Spencer Cooke, from Hugo, Okla., and Isaih Dale, of Brawley, Calif., received fellowships to the University of Oklahoma and the University of Notre Dame, respectively. Both recently received their master’s degrees from the UW Department of English.
Cooke was accepted to the English doctoral program at the University of Oklahoma (OU) and received the Alumni and OU Foundation Fellowship, which pays a $28,000 stipend.
Dale, who was accepted to the English doctoral program at Notre Dame, received a Presidential Fellowship, which pays an annual stipend of $30,000, with extra funds for travel and research. Out of 5,000 applicants for the Presidential Fellowship, only 25 were selected.
“The English master’s program is lucky to have so many talented students, and Isaih and Spencer are two of our many great graduates moving on to new, exciting challenges next year,” says Michael Edson, the graduate coordinator for the UW English master’s on- and off-campus degree programs. “Isaih and Spencer are leaders on campus and role models for their first-year English students.”
Edson says the pair’s innovative research also “turns heads in their respective fields, as their acceptances at these top doctoral programs show.”
“UW English master’s students in recent years have had Ph.D. placements at such prestigious schools as Duke, Indiana and the University of California-Riverside,” he adds. “But, Isaih and Spencer's prestigious Ph.D. fellowships are something extra special.”
Cooke, who had a specialization in rhetoric/composition at UW, plans to continue that research at OU, which will intersect with the fields of rhetoric and composition, and memory studies.
“Specifically, I look at how communities in social media accelerate the distortion of cultural memory,” he says. “The curriculum at Oklahoma is very exciting to me, as teaching students to effectively communicate their ideas is my favorite part of academia. OU’s rhetoric and writing studies program has a very good Ph.D. placement rate, and I hope to continue this trend by pursuing a professorship after earning my doctoral degree.”
Dale will begin his doctoral studies in English literature this fall at Notre Dame, with a goal of becoming a professor.

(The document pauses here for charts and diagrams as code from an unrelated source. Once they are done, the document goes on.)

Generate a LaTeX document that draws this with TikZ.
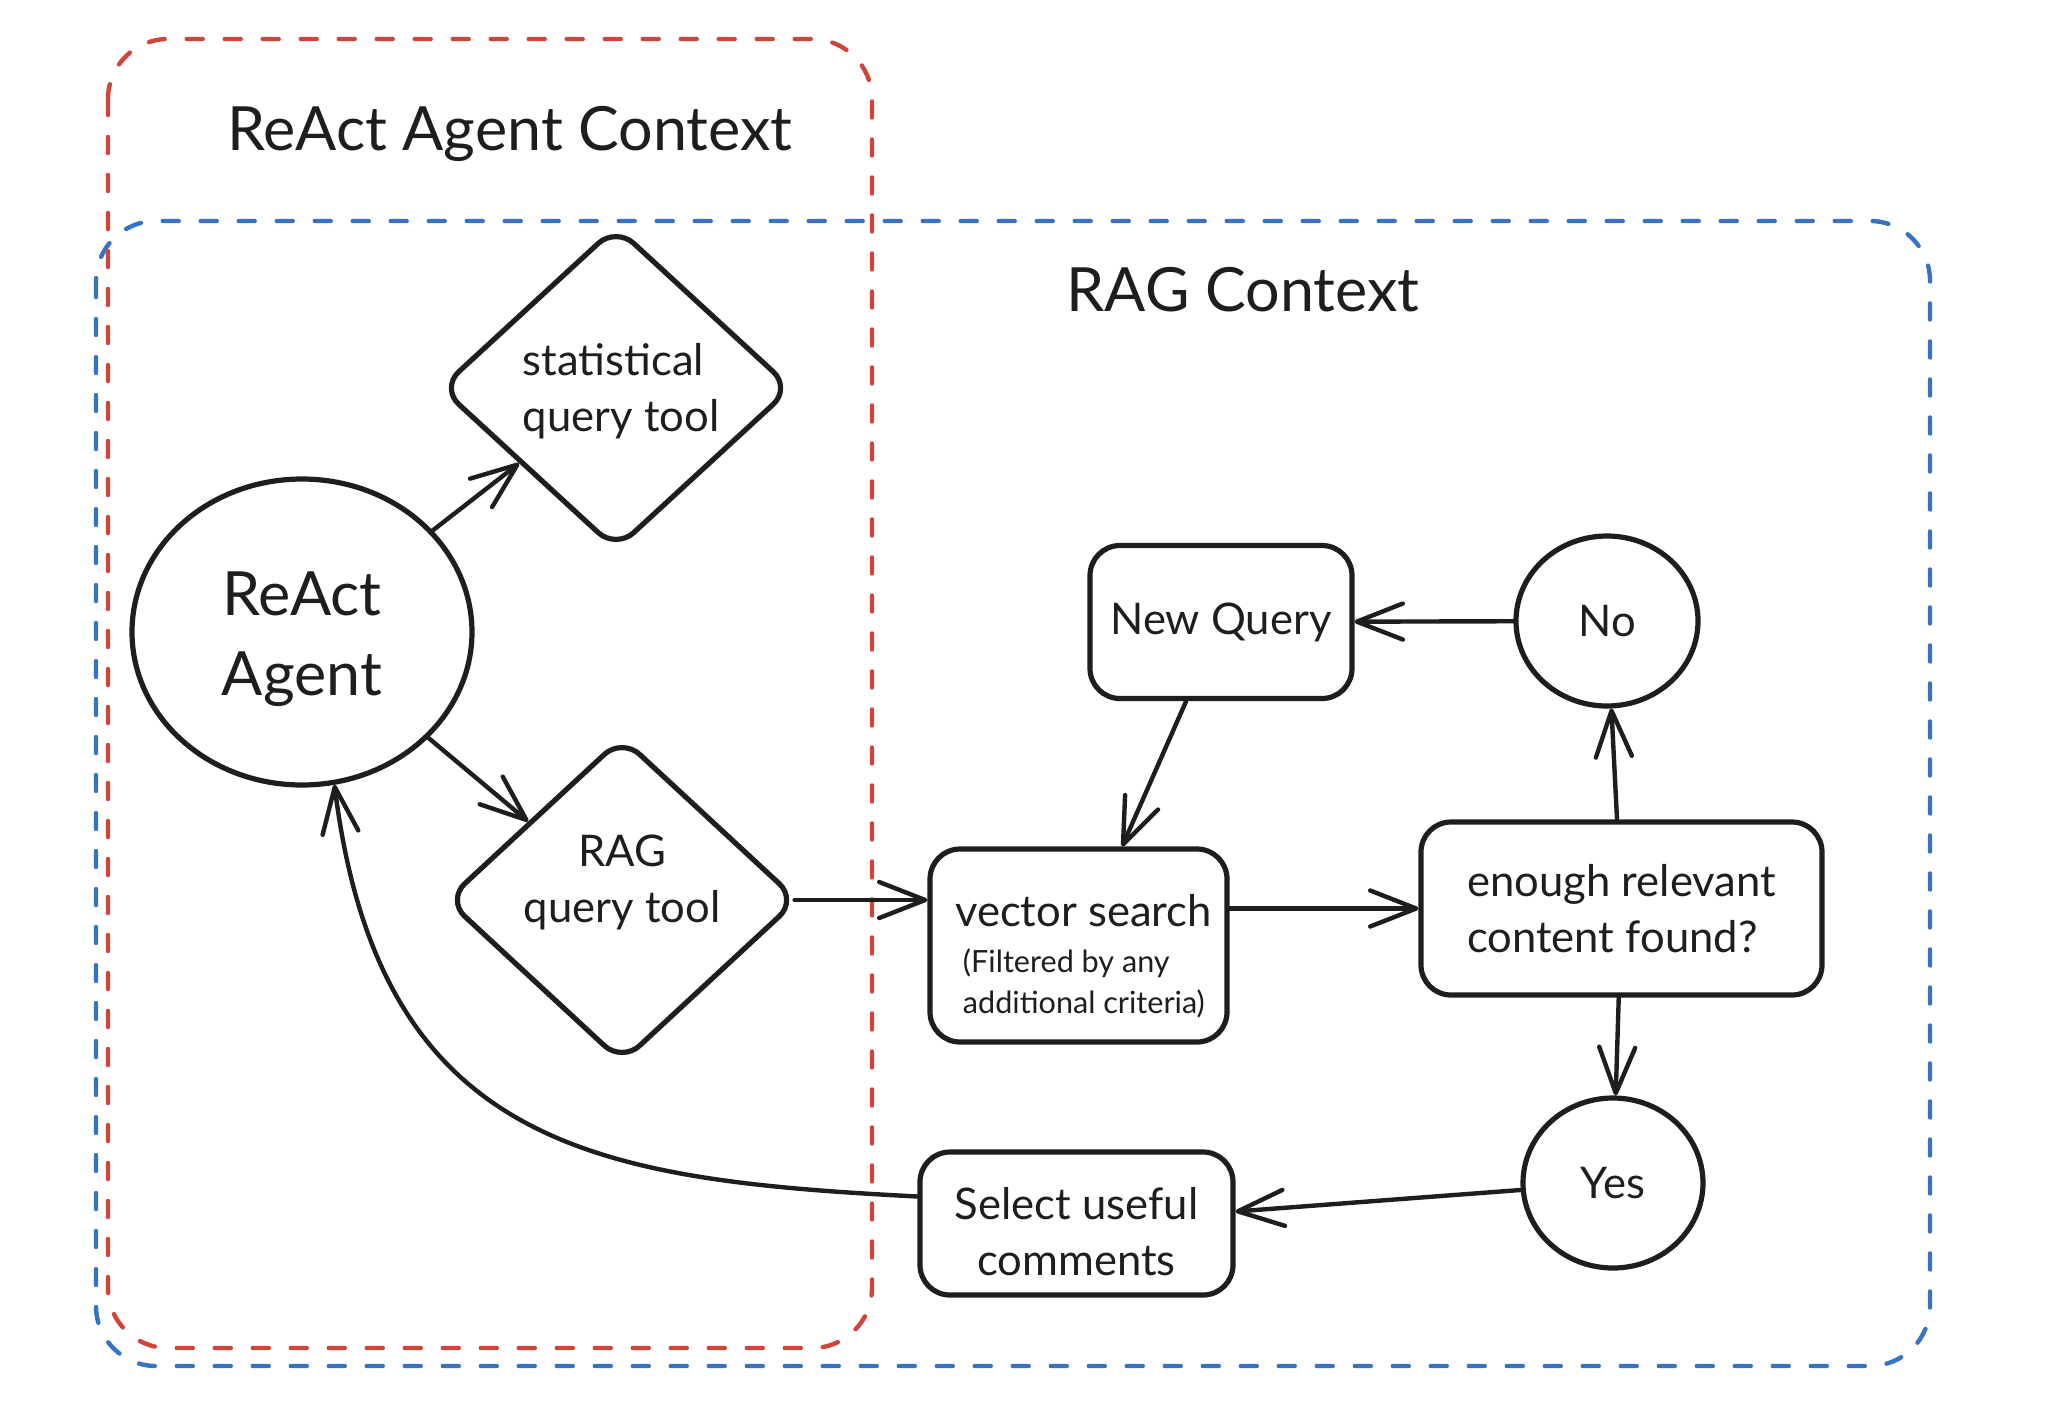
\documentclass[tikz,border=0pt]{standalone}
\usepackage{fontspec}
\setmainfont{Lato}
\usetikzlibrary{shapes.geometric,arrows.meta,calc}
\definecolor{ink}{HTML}{1E1E1E}
\definecolor{redc}{RGB}{210,68,58}
\definecolor{bluec}{RGB}{55,115,195}
\newcommand{\bigfont}{\fontsize{30.5}{40}\selectfont}
\newcommand{\midfont}{\fontsize{21.8}{28}\selectfont}
\newcommand{\smallfont}{\fontsize{15.3}{19}\selectfont}
\begin{document}
\begin{tikzpicture}[x=0.5pt,y=-0.5pt,
  every node/.style={text=ink},
  ctxbox/.style={line width=2.2pt, dash pattern=on 8pt off 11pt, line cap=round, rounded corners=30pt},
  titletext/.style={font=\bigfont, anchor=base, inner sep=0pt},
  shapeline/.style={draw=ink, line width=2.6pt, font=\midfont, inner sep=0pt},
  roundbox/.style={shapeline, rectangle, rounded corners=15pt},
  diam/.style={shapeline, diamond, rounded corners=12pt, minimum width=176pt, minimum height=162pt},
  oval/.style={shapeline, ellipse},
  conn/.style={draw=ink, line width=2.2pt, line cap=round, -{Straight Barb[length=23pt,width=18pt,round]}}
]
\useasboundingbox (0,0) rectangle (2062,1404);
\fill[white] (0,0) rectangle (2062,1404);

% context boxes
\draw[ctxbox, draw=bluec] (96,221) rectangle (1930,1366);
\draw[ctxbox, draw=redc] (108,39) rectangle (872,1348);

\node[titletext] (t1) at (510,150) {ReAct Agent Context};
\node[titletext] (t2) at (1243,311) {RAG Context};

% nodes
\node[oval, font=\bigfont, align=center, minimum width=170pt, minimum height=153pt] (react) at (302,632) {\mbox{}\\[-11pt]ReAct\\Agent};
\node[diam, align=left] (stat) at (616,388) {\mbox{}\\[-8.3pt]\hspace*{5pt}statistical\\\hspace*{5pt}query tool};
\node[diam, align=center] (rag) at (622,900) {RAG\\query tool\\[-7pt]\mbox{}};
\node[roundbox, minimum width=131pt, minimum height=76.5pt] (nq) at (1221,622) {New Query};
\node[oval, minimum width=91pt, minimum height=85pt] (no) at (1607,621) {No};
\node[roundbox, align=left, minimum width=148.5pt, minimum height=96.5pt] (vec) at (1078.5,945.5)
  {\mbox{}\\[-1.5pt]\hspace*{5pt}vector search\\[-5pt] \smallfont\hspace*{5pt}\ (Filtered by any\\[-7.5pt] \smallfont\hspace*{5pt}\ additional criteria)};
\node[roundbox, align=left, minimum width=200.5pt, minimum height=86.5pt] (enough) at (1621.5,908.5) {enough relevant\\content found?};
\node[oval, minimum width=90pt, minimum height=85pt] (yes) at (1613,1183) {Yes};
\node[roundbox, align=center, minimum width=156.5pt, minimum height=71.5pt] (sel) at (1076.5,1223.5) {\mbox{}\\[-4pt]Select useful\\comments};

% connectors
\draw[conn] (react) -- (stat);
\draw[conn] (react) -- (rag);
\draw[conn] ([xshift=-3pt]rag.east) -- (rag.east -| vec.west);
\draw[conn] (vec.east |- enough.west) -- (enough.west);
\draw[conn] (enough) -- (no);
\draw[conn] (no) -- (nq);
\draw[conn] (nq) -- (vec);
\draw[conn] (enough) -- (yes);
\draw[conn] (yes) -- (sel);
\draw[conn] ([yshift=13.5pt]sel.west) .. controls (600,1180) and (380,1150) .. (react.-78);
\end{tikzpicture}
\end{document}
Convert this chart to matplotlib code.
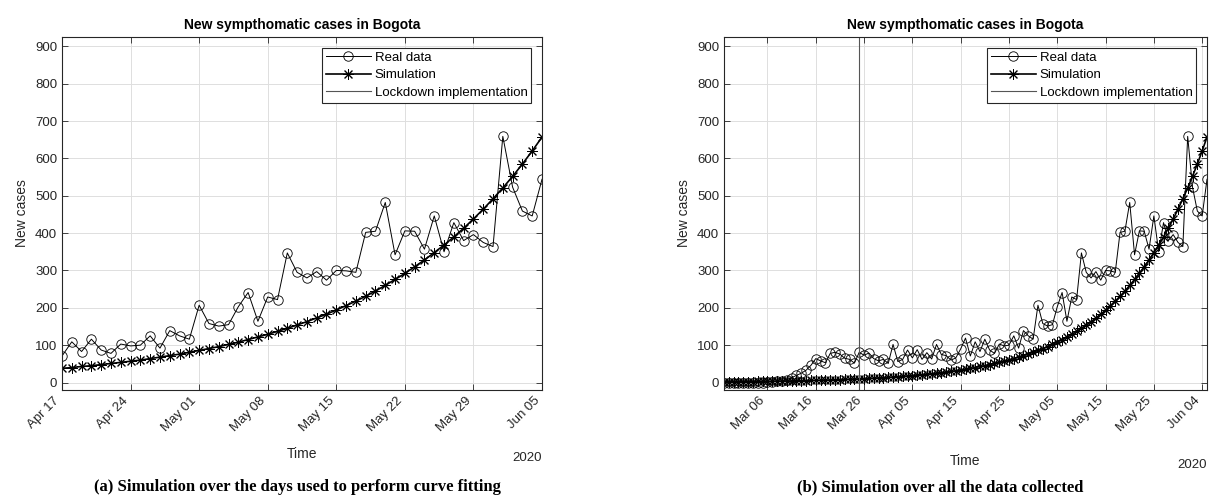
import matplotlib
matplotlib.use('Agg')
import matplotlib.pyplot as plt
import matplotlib.dates as mdates
import pandas as pd

plt.rcParams['font.family'] = ['Liberation Sans', 'DejaVu Sans']

# date ranges of the two panels
start_fit = '2020-04-17'
start_all = '2020-02-26'
end_date = '2020-06-05'
lockdown_date = '2020-03-25'

# new cases, Apr 17 .. Jun 05 (days used for the curve fitting)
real_fit = [71, 109, 83, 116, 87, 78, 103, 98, 100, 125,
            92, 139, 125, 116, 207, 158, 151, 155, 203, 241,
            164, 229, 222, 347, 295, 280, 297, 274, 300, 299,
            295, 402, 405, 482, 342, 406, 405, 357, 446, 350,
            428, 380, 396, 375, 364, 659, 523, 459, 446, 544]
sim_fit = [38, 40, 43, 45, 48, 51, 54, 57, 60, 64,
           68, 72, 76, 81, 86, 91, 96, 102, 108, 115,
           122, 129, 137, 145, 154, 163, 173, 183, 194, 206,
           218, 231, 245, 260, 276, 292, 310, 328, 348, 368,
           390, 413, 438, 464, 492, 521, 552, 585, 620, 657]

# new cases before the fitting window, Feb 26 .. Apr 16
real_early = [0, 0, 0, 0, 0, 0, 0, 0, 0, 1,
              2, 5, 3, 8, 13, 19, 25, 33, 46, 64,
              58, 53, 78, 81, 76, 65, 62, 52, 81, 73,
              79, 64, 58, 62, 51, 102, 56, 62, 87, 66,
              88, 62, 80, 63, 102, 75, 72, 60, 66, 90,
              119]
sim_early = [2, 2, 2, 2, 2.5, 2.5, 2.7, 2.8, 3.0, 3.2,
             3.4, 3.6, 3.8, 4.1, 4.3, 4.6, 4.9, 5.2, 5.5, 5.8,
             6.1, 6.5, 6.9, 7.3, 7.8, 8.2, 8.7, 9.2, 9.8, 10.4,
             11, 11.7, 12.4, 13.1, 13.9, 14.8, 15.7, 16.6, 17.6, 18.7,
             19.8, 21, 22.3, 23.6, 25, 26.5, 28.1, 29.8, 31.6, 33.5,
             35.5]

days_fit = pd.date_range(start_fit, end_date)
days_all = pd.date_range(start_all, end_date)
real_all = real_early + real_fit
sim_all = sim_early + sim_fit

ticks_fit = pd.date_range(start_fit, end_date, freq='7D')
ticks_all = pd.date_range('2020-03-06', '2020-06-04', freq='10D')

axis_col = '#262626'


def draw_panel(ax, days, real, sim, ticks, time_y, year_y):
    # real data: open circles, simulation: asterisks
    ax.plot(days, real, '-', color='k', lw=0.7, marker='o', ms=6.8,
            mfc='none', mec='k', mew=0.6, label='Real data')
    ax.plot(days, sim, '-', color='k', lw=1.2, marker=(8, 2, 0), ms=7.8,
            mew=0.7, label='Simulation')
    ax.axvline(pd.Timestamp(lockdown_date), color='#555555', lw=0.8,
               label='Lockdown implementation')

    ax.set_xlim(days[0], days[-1])
    ax.set_ylim(-20, 925)
    ax.set_yticks(range(0, 901, 100))
    ax.set_xticks(ticks)
    ax.xaxis.set_major_formatter(mdates.DateFormatter('%b %d'))
    for lab in ax.get_xticklabels():
        lab.set_rotation(45)
        lab.set_ha('right')

    ax.grid(True, color='#dedede', lw=0.7)
    ax.set_axisbelow(True)
    ax.tick_params(direction='in', top=True, right=True, length=4,
                   width=0.6, color=axis_col, labelcolor=axis_col,
                   labelsize=9.5)
    for sp in ax.spines.values():
        sp.set_color(axis_col)
        sp.set_linewidth(0.8)

    ax.set_title('New sympthomatic cases in Bogota', fontsize=10,
                 fontweight='bold', pad=6)
    ax.set_ylabel('New cases', fontsize=10, color=axis_col, labelpad=4)
    ax.set_xlabel('Time', fontsize=10, color=axis_col, va='center')
    ax.xaxis.set_label_coords(0.5, -(time_y - 390) / 353)
    ax.text(1.0, -(year_y - 390) / 353, '2020', transform=ax.transAxes,
            ha='right', va='center', fontsize=9.5, color=axis_col)

    leg = ax.legend(loc='upper right', fontsize=9.5, handlelength=3.4,
                    handletextpad=0.3, borderpad=0.3, labelspacing=0.4,
                    borderaxespad=0.8, fancybox=False, framealpha=1)
    leg.get_frame().set_edgecolor(axis_col)
    leg.get_frame().set_linewidth(0.8)


fig = plt.figure(figsize=(12.25, 4.99), dpi=100)
ax1 = fig.add_axes([62 / 1225, 109 / 499, 480 / 1225, 353 / 499])
ax2 = fig.add_axes([724 / 1225, 109 / 499, 483 / 1225, 353 / 499])

draw_panel(ax1, days_fit, real_fit, sim_fit, ticks_fit, 454, 458)
draw_panel(ax2, days_all, real_all, sim_all, ticks_all, 461, 465)

# subfigure captions
fig.text(297 / 1225, 12 / 499, '(a) Simulation over the days used to perform curve fitting',
         ha='center', va='center', fontsize=12, fontweight='bold',
         family='Liberation Serif')
fig.text(940 / 1225, 12 / 499, '(b) Simulation over all the data collected',
         ha='center', va='center', fontsize=12, fontweight='bold',
         family='Liberation Serif')

fig.savefig('out.png', dpi=100)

While at Notre Dame, he will study theories of black masculinity and black solidarity in dialogism with early to mid-20th century African American literature.
“I am extremely thankful for the professors in the Department of English at UW for helping me to both receive the fellowship and acceptance into Notre Dame,” Dale says. “I am excited for the next step of graduate school, and will always be thankful for the University of Wyoming and its many resources for helping me to take this next step.”